被害の全容がいまだに分からない中で、生存率が大幅に下がるとされる発生72時間が過ぎた。一人でも多くの人が救出され、被災者の命が守られるよう全力を挙げねばならない。

 石川県能登地方を震源とし、最大震度7を観測した能登半島地震による被害が拡大している。

 亡くなった人は増え続け、4日には80人を超えた。安否不明者は多数に上り、津波による行方不明者も新たに判明した。

 石川県内では全壊と半壊の建物が200軒以上確認されている。

 倒壊した建物内には、まだ多くの人が取り残されている。救出作業を見守る家族の胸中を思うと、切ない限りだ。

 能登半島周辺では3年前から群発地震が発生し、2022年6月に震度6弱、23年5月には震度6強の大きな地震があった。

 これまでの地震で半壊判定を受けていた家屋が、今回倒壊したケースもある。

 現地では余震が相次ぎ、発生から2日間で521回を数えた。

 政府の地震調査委員会は、震源断層は長さ150キロ程度の逆断層だと考えられ、地震活動は当分続くとした。震度5強や5弱も起きている。強い揺れや津波には、引き続き警戒が必要だ。

 傷んだ家の中にいて、二次被害に遭うことがないよう十分注意してもらいたい。

 地盤も緩んでいる。雨や雪による土砂災害の発生に気をつけねばならない。

 道路が寸断されて支援物資が足りていない。

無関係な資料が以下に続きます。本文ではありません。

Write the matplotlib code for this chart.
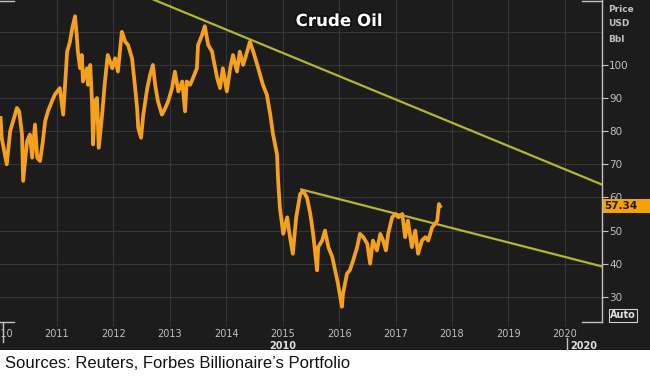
import matplotlib
matplotlib.use('Agg')
import matplotlib.pyplot as plt
from matplotlib.patches import Rectangle
from matplotlib.lines import Line2D
import matplotlib.patheffects as pe

# ---- data ----
dates = [2010.00, 2010.02, 2010.11, 2010.17, 2010.29, 2010.33, 2010.38, 2010.40, 2010.47, 2010.52,
         2010.56, 2010.61, 2010.65, 2010.70, 2010.75, 2010.79, 2010.84, 2010.91, 2010.96, 2011.05,
         2011.11, 2011.14, 2011.18, 2011.23, 2011.27, 2011.32, 2011.35, 2011.37, 2011.41, 2011.44,
         2011.46, 2011.53, 2011.55, 2011.59, 2011.62, 2011.64, 2011.67, 2011.71, 2011.74, 2011.80,
         2011.85, 2011.90, 2011.98, 2012.03, 2012.08, 2012.15, 2012.21, 2012.26, 2012.33, 2012.38,
         2012.42, 2012.44, 2012.49, 2012.53, 2012.60, 2012.65, 2012.70, 2012.74, 2012.79, 2012.86,
         2012.92, 2012.97, 2013.04, 2013.09, 2013.15, 2013.22, 2013.27, 2013.30, 2013.36, 2013.41,
         2013.48, 2013.50, 2013.57, 2013.62, 2013.68, 2013.75, 2013.77, 2013.84, 2013.89, 2013.94,
         2014.01, 2014.07, 2014.12, 2014.19, 2014.24, 2014.30, 2014.37, 2014.42, 2014.48, 2014.55,
         2014.60, 2014.65, 2014.72, 2014.78, 2014.83, 2014.90, 2014.92, 2014.95, 2015.01, 2015.08,
         2015.13, 2015.18, 2015.24, 2015.31, 2015.36, 2015.43, 2015.49, 2015.54, 2015.61, 2015.63,
         2015.70, 2015.75, 2015.81, 2015.88, 2015.93, 2015.98, 2016.05, 2016.07, 2016.14, 2016.19,
         2016.25, 2016.32, 2016.37, 2016.43, 2016.50, 2016.55, 2016.60, 2016.67, 2016.73, 2016.78,
         2016.83, 2016.87, 2016.94, 2017.00, 2017.05, 2017.12, 2017.17, 2017.22, 2017.29, 2017.35,
         2017.40, 2017.47, 2017.53, 2017.58, 2017.65, 2017.70, 2017.74, 2017.77, 2017.79]
prices = [84, 78, 70, 80, 87, 86, 79, 65, 77, 79,
          72, 82, 72, 71, 77, 83, 86, 89, 91, 93,
          85, 93, 104, 107, 111, 114.7, 109, 104, 99, 103,
          95, 99, 94, 100, 89, 76, 89, 90, 75, 85,
          95, 103, 99, 102, 98, 110, 107, 106, 102, 94,
          87, 81, 78, 85, 93, 97, 100, 94, 89, 85,
          87, 89, 93, 98, 92, 95, 86, 95, 94, 96,
          99, 106, 109, 111.7, 106, 104, 102, 96, 93, 99,
          92, 99, 103, 98, 104, 100, 104, 107, 104, 100,
          97, 94, 91, 85, 79, 73, 65, 57, 49, 54,
          48, 43, 54, 61, 62, 60, 55, 49, 38, 45,
          47, 50, 45, 42, 38, 34, 27, 31, 37, 38,
          41, 45, 49, 48, 46, 40, 47, 44, 49, 47,
          44, 49, 54, 55, 54, 55, 48, 53, 45, 50,
          43, 47, 48, 47, 51, 52, 53, 58, 57.34]
upper_trend_x = [2012.6, 2020.7]
upper_trend_y = [120.5, 63.6]
lower_trend_x = [2015.31, 2020.7]
lower_trend_y = [62.5, 39.0]
year_ticks = list(range(2010, 2021))
year_labels = [str(y) for y in year_ticks]
price_ticks = [30, 40, 50, 60, 70, 80, 90, 100]
grid_levels = [30, 40, 50, 60, 70, 80, 90, 100, 110]
last_price = "57.34"
title = "Crude Oil"
unit_lines = ["Price", "USD", "Bbl"]
source = "Sources: Reuters, Forbes Billionaire\u2019s Portfolio"

W, H = 650, 378
BG = '#1c1c1c'
GRID = '#353535'
ORANGE = '#f5a11e'
TREND = '#b3b633'
FRAME = '#c4c4c4'
LABEL = '#c0c0c0'

fig = plt.figure(figsize=(W / 100, H / 100), dpi=100, facecolor='white')
fig.patches.append(Rectangle((0, 28 / H), 1, 1 - 28 / H, transform=fig.transFigure,
                             facecolor=BG, edgecolor='none', zorder=-10))

ax = fig.add_axes([0, 56 / H, 602 / W, 1 - 56 / H])
ax.set_zorder(1)
ax.set_facecolor(BG)
ax.set_xlim(2009.99, 2020.66)
ax.set_ylim(22.4, 119.6)
for s in ax.spines.values():
    s.set_visible(False)
ax.spines['right'].set_visible(True)
ax.spines['right'].set_color(FRAME)
ax.spines['right'].set_linewidth(1.0)

for g in grid_levels:
    ax.axhline(g, color=GRID, lw=0.8, zorder=1)
for yv in year_ticks[1:]:
    ax.axvline(yv, color=GRID, lw=0.8, zorder=1)

ax.plot(upper_trend_x, upper_trend_y, color=TREND, lw=1.6, zorder=3, solid_capstyle='butt')
ax.plot(lower_trend_x, lower_trend_y, color=TREND, lw=1.6, zorder=3, solid_capstyle='butt')
ax.plot(dates, prices, color=ORANGE, lw=2.7, zorder=4, solid_joinstyle='round')

ax.set_xticks(year_ticks)
ax.set_xticklabels(year_labels)
ax.tick_params(axis='x', colors=GRID, length=3, pad=2, labelsize=7, labelcolor=LABEL)
ax.yaxis.tick_right()
ax.set_yticks(price_ticks)
ax.set_yticklabels([str(p) for p in price_ticks])
ax.tick_params(axis='y', colors=FRAME, length=4, width=0.8, pad=1, labelsize=7.5, labelcolor=LABEL)

# title
fig.text(339 / W, 1 - 21 / H, title, ha='center', va='center', fontsize=12,
         fontweight='bold', color='white', family='DejaVu Sans', zorder=5,
         path_effects=[pe.withStroke(linewidth=2.5, foreground='#111111')])

# unit labels
for i, t in enumerate(unit_lines):
    fig.text(608 / W, 1 - (9 + 15 * i) / H, t, ha='left', va='center', fontsize=6.5,
             fontweight='bold', color=LABEL, zorder=5)

# last price box
fig.patches.append(Rectangle((603 / W, 1 - 213 / H), 47 / W, 14 / H, transform=fig.transFigure,
                             facecolor='#f5a10a', edgecolor='none', zorder=5))
fig.text(604 / W, 1 - 206 / H, last_price, ha='left', va='center', fontsize=7.5,
         fontweight='bold', color='#1a1a1a', zorder=6)

# Auto box
fig.text(623 / W, 1 - 315.5 / H, "Auto", ha='center', va='center', fontsize=7,
         fontweight='bold', color='#e0e0e0', zorder=5,
         bbox=dict(boxstyle='square,pad=0.15', facecolor=BG, edgecolor='#d0d0d0', lw=0.8))

# frame corners
def seg(x0, y0, x1, y1):
    fig.add_artist(Line2D([x0 / W, x1 / W], [1 - y0 / H, 1 - y1 / H], color=FRAME, lw=1.0,
                          transform=fig.transFigure, zorder=5))
seg(0, 1, 14, 1)
seg(582, 1, 602, 1)
seg(0, 322, 14, 322)
seg(582, 322, 602, 322)
seg(3, 323, 3, 342)
seg(567, 338, 567, 350)

# secondary period labels
fig.text(283 / W, 1 - 346 / H, "2010", ha='center', va='center', fontsize=7,
         fontweight='bold', color='#e0e0e0', zorder=5)
fig.text(570 / W, 1 - 346 / H, "2020", ha='left', va='center', fontsize=7,
         fontweight='bold', color='#e0e0e0', zorder=5)

# source
fig.text(5 / W, 1 - 364 / H, source, ha='left', va='center', fontsize=12,
         family='Liberation Sans', color='#111111', zorder=5)

fig.savefig('out.png', dpi=100, facecolor='white')
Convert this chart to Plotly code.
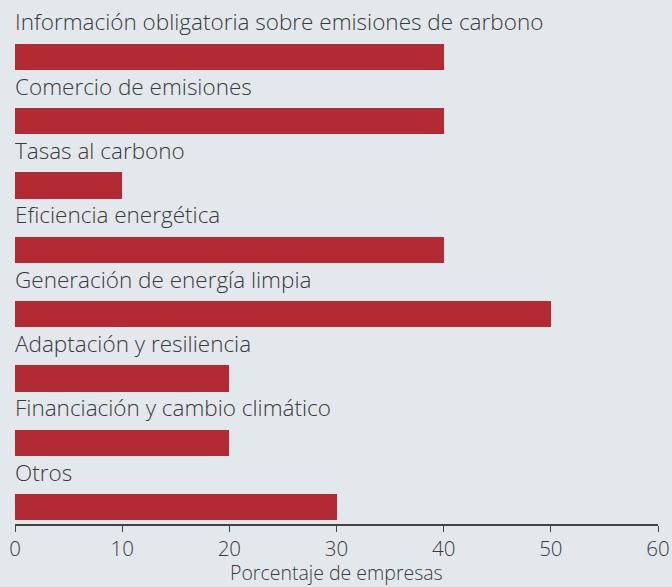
import plotly.graph_objects as go

# Policy areas and share of companies (%)
categories = [
    "Información obligatoria sobre emisiones de carbono",
    "Comercio de emisiones",
    "Tasas al carbono",
    "Eficiencia energética",
    "Generación de energía limpia",
    "Adaptación y resiliencia",
    "Financiación y cambio climático",
    "Otros",
]
values = [40, 40, 10, 40, 50, 20, 20, 30]
x_ticks = [0, 10, 20, 30, 40, 50, 60]
x_title = "Porcentaje de empresas"

BG = "#e3e8ec"
BAR = "#b22a33"
TXT = "#3a3a3a"
FONT = "Open Sans, Liberation Sans, Arial, sans-serif"

fig = go.Figure(
    go.Bar(
        x=values,
        y=categories,
        orientation="h",
        marker=dict(color=BAR, line=dict(width=0)),
        width=0.41,
        hoverinfo="x+y",
    )
)

# category labels sit above each bar
for cat in categories:
    fig.add_annotation(
        x=0, y=cat, xref="x", yref="y",
        text=cat, showarrow=False,
        xanchor="left", yanchor="middle", yshift=35, xshift=-2,
        font=dict(family=FONT, size=22.5, color=TXT, weight=300),
    )

# x-axis title, anchored to the bottom edge below the tick labels
fig.add_annotation(
    x=0.5, y=0, xref="paper", yref="paper",
    text=x_title, showarrow=False,
    xanchor="center", yanchor="bottom", yshift=-63, borderpad=0,
    font=dict(family=FONT, size=19.5, color=TXT, weight=300),
)

fig.update_layout(
    width=672, height=587,
    margin=dict(l=15, r=14, t=0, b=63),
    paper_bgcolor=BG, plot_bgcolor=BG,
    showlegend=False,
    bargap=0,
    font=dict(family=FONT, color=TXT, weight=300),
)
fig.update_xaxes(
    range=[0, 60],
    tickvals=x_ticks,
    ticks="outside", ticklen=6, tickwidth=1.2, tickcolor="#444",
    showline=True, linecolor="#444", linewidth=1.5,
    showgrid=False, zeroline=False,
    tickfont=dict(family=FONT, size=20.5, color=TXT, weight=300),
)
fig.update_yaxes(
    type="category",
    categoryorder="array", categoryarray=categories,
    range=[7.263, -0.886],
    showticklabels=False, showgrid=False, zeroline=False, showline=False,
)

fig.write_html("out.html")
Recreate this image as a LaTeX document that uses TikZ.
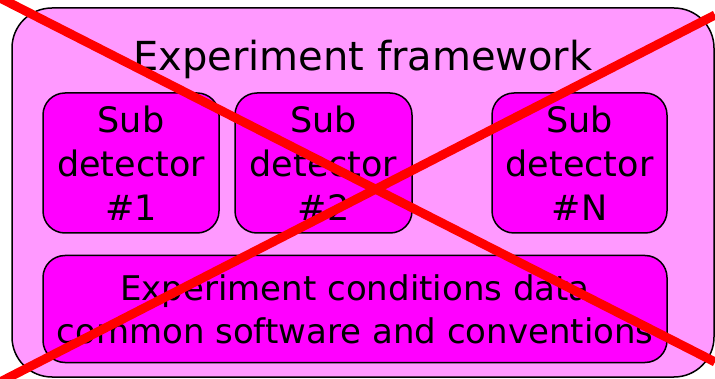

孤立集落も多く、道路の復旧が急がれる。

 政府は海上輸送に力を入れ、4日は海上自衛隊の輸送艦で、輪島市に土砂や倒木を撤去する重機を運んだ。5日には、食料や生活用品を積んだ国土交通省の輸送船が現地に到着する予定だ。

 海上保安庁は、輪島港や新潟空港に食料などを輸送している。海路、空路とも安全に配慮しながら必要な支援を急がねばならない。

 石川県内の避難者は3万人を超えた。避難所の生活は長引くことが予想され、冬の寒さの中で体調を崩さないか心配だ。

 特に高齢者や持病のある人は、細心の注意を払い、命と健康を守ってもらいたい。

 トイレの回数を減らそうと水分を取ることを避けて起こる脱水症や、低体温症の恐れがある。こまめな水分補給や、暖を取る対策が欠かせない。

 関連死が出ないよう配慮が必要だ。車中避難によるエコノミークラス症候群は中越地震で注目された。注意したい。

 助かった命が寒冷地の避難生活で失われることは避けなくてはならない。周囲と声を掛け励まし合って、乗り切ってほしい。